Nell’occhio del mirino c’è il ruolo del medico e l’evoluzione, o involuzione a seconda dei punti di vista, che ha subito a partire dal periodo d’emergenza pandemica. Le riflessioni che gravitano attorno alla professione medica sono le più svariate e la maggior parte di esse prende a riferimento il Codice Deontologico Medico, più volte minacciato da proposte di riforma. Nello specifico l’articolo 13, ripetutamente soggetto a singolari interpretazioni in casi di emergenza, vedi vigile attesa e protocolli Covid.
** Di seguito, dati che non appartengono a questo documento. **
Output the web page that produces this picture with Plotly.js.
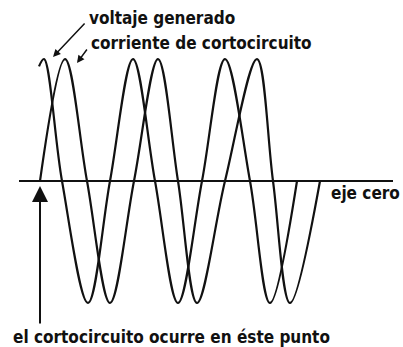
<!DOCTYPE html>
<html>
<head>
<meta charset="utf-8">
<script src="https://cdn.plot.ly/plotly-3.0.1.min.js"></script>
<style>html,body{margin:0;padding:0;background:#fff;}#chart{width:403px;height:347px;}</style>
</head>
<body>
<div id="chart"></div>
<script>
// Voltage (generated) - key points: x in px from short-circuit point, y in amplitude units
const voltX = [-1, 4, 22, 48, 70, 93, 115, 138, 162, 185, 210, 230, 257];
const voltY = [0.94, 1, 0, -1, 0, 1, 0, -1, 0, 1, 0, -1, 0];
// Short-circuit current
const currX = [0, 25, 47, 70, 94, 118, 138, 157, 185, 217, 233, 250, 280];
const currY = [0, 1, 0, -1, 0, 1, 0, -1, 0, 1, 0, -1, 0];

const labelVolt = "voltaje generado";
const labelCurr = "corriente de cortocircuito";
const labelAxis = "eje cero";
const labelPoint = "el cortocircuito ocurre en éste punto";

const W = 403, H = 347;
const px = v => v / W;
const py = v => 1 - v / H;
const FONT = {family: "DejaVu Sans Condensed, DejaVu Sans, sans-serif", size: 17, color: "#111"};

const lineStyle = {color: "#111", width: 2.2, shape: "spline", smoothing: 1};

const data = [
  {x: voltX, y: voltY, type: "scatter", mode: "lines", line: lineStyle, name: labelVolt, hoverinfo: "skip"},
  {x: currX, y: currY, type: "scatter", mode: "lines", line: lineStyle, name: labelCurr, hoverinfo: "skip"}
];

const layout = {
  width: W, height: H,
  margin: {l: 0, r: 0, t: 0, b: 0},
  paper_bgcolor: "#fff", plot_bgcolor: "#fff",
  showlegend: false,
  xaxis: {range: [-40, 363], visible: false, fixedrange: true},
  yaxis: {range: [-1.361, 1.484], visible: false, fixedrange: true},
  shapes: [
    {type: "line", xref: "x", yref: "y", x0: -21, x1: 353, y0: 0, y1: 0, line: {color: "#111", width: 2}}
  ],
  annotations: [
    {text: "<b>" + labelVolt + "</b>", xref: "paper", yref: "paper", x: px(87), y: py(18), xanchor: "left", yanchor: "middle", showarrow: false, font: FONT},
    {text: "<b>" + labelCurr + "</b>", xref: "paper", yref: "paper", x: px(89), y: py(43), xanchor: "left", yanchor: "middle", showarrow: false, font: FONT},
    {text: "<b>" + labelAxis + "</b>", xref: "paper", yref: "paper", x: px(402), y: py(193), xanchor: "right", yanchor: "middle", showarrow: false, font: FONT},
    {text: "<b>" + labelPoint + "</b>", xref: "paper", yref: "paper", x: px(11), y: py(337), xanchor: "left", yanchor: "middle", showarrow: false, font: FONT},
    {text: "", xref: "paper", yref: "paper", x: px(53), y: py(57), ax: 33, ay: -35, showarrow: true, arrowhead: 2, arrowsize: 1, arrowwidth: 1.5, arrowcolor: "#111"},
    {text: "", xref: "paper", yref: "paper", x: px(77), y: py(63), ax: 11, ay: -15, showarrow: true, arrowhead: 2, arrowsize: 1, arrowwidth: 1.5, arrowcolor: "#111"},
    {text: "", xref: "paper", yref: "paper", x: px(40), y: py(186), ax: 0, ay: 139, showarrow: true, arrowhead: 2, arrowsize: 1.6, arrowwidth: 2, arrowcolor: "#111"}
  ]
};

Plotly.newPlot("chart", data, layout, {staticPlot: true, displayModeBar: false});
</script>
</body>
</html>
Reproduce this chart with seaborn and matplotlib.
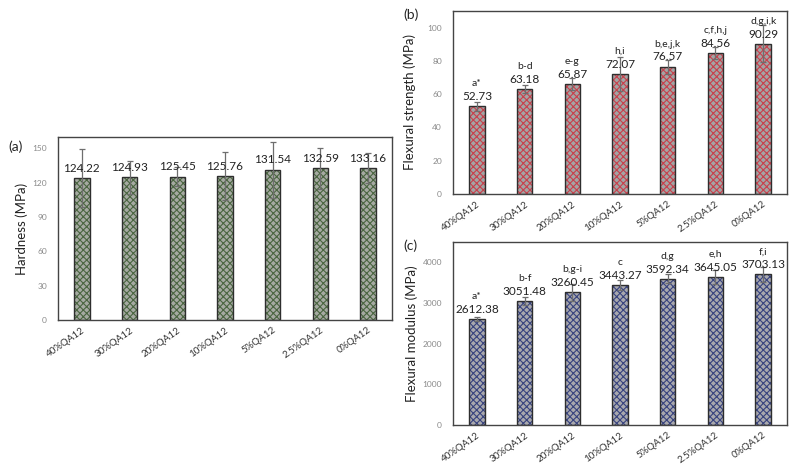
import numpy as np
import pandas as pd
import matplotlib
matplotlib.use('Agg')
import matplotlib.pyplot as plt
import seaborn as sns

groups = ['40%QA12', '30%QA12', '20%QA12', '10%QA12', '5%QA12', '2.5%QA12', '0%QA12']
hardness = [124.22, 124.93, 125.45, 125.76, 131.54, 132.59, 133.16]
hardness_err = [25, 14.5, 8, 21, 24.5, 18, 13]
strength = [52.73, 63.18, 65.87, 72.07, 76.57, 84.56, 90.29]
strength_err = [2.8, 2.4, 3.6, 10, 4.2, 3.6, 11]
strength_sig = ['a*', 'b-d', 'e-g', 'h,i', 'b,e,j,k', 'c,f,h,j', 'd,g,i,k']
modulus = [2612.38, 3051.48, 3260.45, 3443.27, 3592.34, 3645.05, 3703.13]
modulus_err = [45, 90, 205, 125, 110, 175, 190]
modulus_sig = ['a*', 'b-f', 'b,g-i', 'c', 'd,g', 'e,h', 'f,i']

hardness_ticks = [0, 30, 60, 90, 120, 150]
strength_ticks = [0, 20, 40, 60, 80, 100]
modulus_ticks = [0, 1000, 2000, 3000, 4000]

sns.set_theme(style='white')
plt.rcParams['font.family'] = ['Lato', 'DejaVu Sans']
plt.rcParams['hatch.linewidth'] = 0.8

fig = plt.figure(figsize=(7.98, 4.66), dpi=100)
ax_a = fig.add_axes([0.0727, 0.3133, 0.4185, 0.3927])
ax_b = fig.add_axes([0.5677, 0.5837, 0.4185, 0.3927])
ax_c = fig.add_axes([0.5677, 0.0880, 0.4185, 0.3927])


def panel(ax, vals, errs, sig, hatch_col, base_col, ylim, ticks, ylabel, fmt_gap):
    df = pd.DataFrame({'group': groups, 'value': vals})
    sns.barplot(data=df, x='group', y='value', color=base_col, width=0.32,
                errorbar=None, ax=ax, saturation=1)
    for p in ax.patches:
        p.set_hatch('xxxxx')
        p.set_edgecolor(hatch_col)
        p.set_linewidth(0)
    sns.barplot(data=df, x='group', y='value', width=0.32, fill=False,
                errorbar=None, ax=ax, color='#2e2e2e', linewidth=1.0)
    xs = np.arange(len(groups))
    ax.errorbar(xs, vals, yerr=errs, fmt='none', ecolor='#6e6e6e',
                elinewidth=0.9, capsize=2.5, capthick=0.9, zorder=5)
    for x, v, i in zip(xs, vals, range(len(vals))):
        ax.annotate(f'{v:.2f}', (x, v), xytext=(0, 3), textcoords='offset points',
                    ha='center', va='bottom', fontsize=8.5, color='#222222', zorder=6)
        if sig is not None:
            ax.annotate(sig[i], (x, v), xytext=(0, 3 + fmt_gap), textcoords='offset points',
                        ha='center', va='bottom', fontsize=7.5, color='#222222', zorder=6)
    ax.set_xlim(-0.5, len(groups) - 0.5)
    ax.set_ylim(*ylim)
    ax.set_yticks(ticks)
    ax.set_yticklabels([str(t) for t in ticks], fontsize=6, color='#8a8a8a')
    ax.set_xticks(xs)
    ax.set_xticklabels(groups, rotation=35, ha='right', rotation_mode='anchor',
                       fontsize=7, color='#333333')
    ax.tick_params(axis='both', length=0)
    ax.tick_params(axis='y', pad=8)
    ax.tick_params(axis='x', pad=4)
    ax.set_xlabel('')
    ax.set_ylabel(ylabel, fontsize=9.5, color='#222222')
    for s in ax.spines.values():
        s.set_color('#444444')
        s.set_linewidth(1.0)


panel(ax_a, hardness, hardness_err, None, '#4a6540', '#a6aaa2', (0, 160),
      hardness_ticks, 'Hardness (MPa)', 10)
panel(ax_b, strength, strength_err, strength_sig, '#c8404c', '#a4a4a4', (0, 110),
      strength_ticks, 'Flexural strength (MPa)', 10)
panel(ax_c, modulus, modulus_err, modulus_sig, '#38437e', '#a8a8ae', (0, 4500),
      modulus_ticks, 'Flexural modulus (MPa)', 10)

ax_a.yaxis.set_label_coords(-0.09, 0.5)
ax_b.yaxis.set_label_coords(-0.11, 0.5)
ax_c.yaxis.set_label_coords(-0.105, 0.5)

fig.text(8 / 798, 1 - 147 / 466, '(a)', fontsize=10, va='center', ha='left')
fig.text(403 / 798, 1 - 15 / 466, '(b)', fontsize=10, va='center', ha='left')
fig.text(403 / 798, 1 - 246 / 466, '(c)', fontsize=10, va='center', ha='left')

fig.savefig('out.png', dpi=100)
Parte proprio da qui la riflessione dell’endocrinologo e docente universitario Giovanni Vanni Frajese sul mutamento della figura professionale del medico, nello specifico del medico di base: “C’è stata, dopo il Covid una vera e propria trasformazione del ruolo del medico. Un tempo, il medico era un artista, un filosofo, una persona con una vasta cultura, in grado di comprendere il paziente sotto vari aspetti e trovare la migliore strategia per guarirlo. Non si trattava solo di intervenire dal punto di vista farmacologico, ma anche psicologico, poiché l’effetto placebo dipende in gran parte dalla capacità del medico di entrare in empatia con il paziente. Il processo di guarigione inizia proprio da questo contatto.
Oggi, invece, il medico è diventato un burocrate, costretto a ripetere in modo acritico e senza alcuna coscienza ciò che gli viene imposto dalla gerarchia. Un esempio lampante di questa trasformazione è stato il protocollo di “tachipirina e vigile attesa” adottato durante la pandemia, un protocollo che, a dire il vero, non era obbligatorio, ma solo consigliato. Tuttavia, questo è bastato: nove medici su dieci lo hanno applicato, pur essendo ridicolo e privo di qualsiasi fondamento scientifico o storico. Non si era mai visto un medico che, di fronte a un paziente malato, gli dicesse di prendere un antipiretico come la tachipirina e di “aspettare”, senza nemmeno prescrivere un antinfiammatorio. Questo rappresenta una negazione totale di ciò che il medico dovrebbe essere e fare“.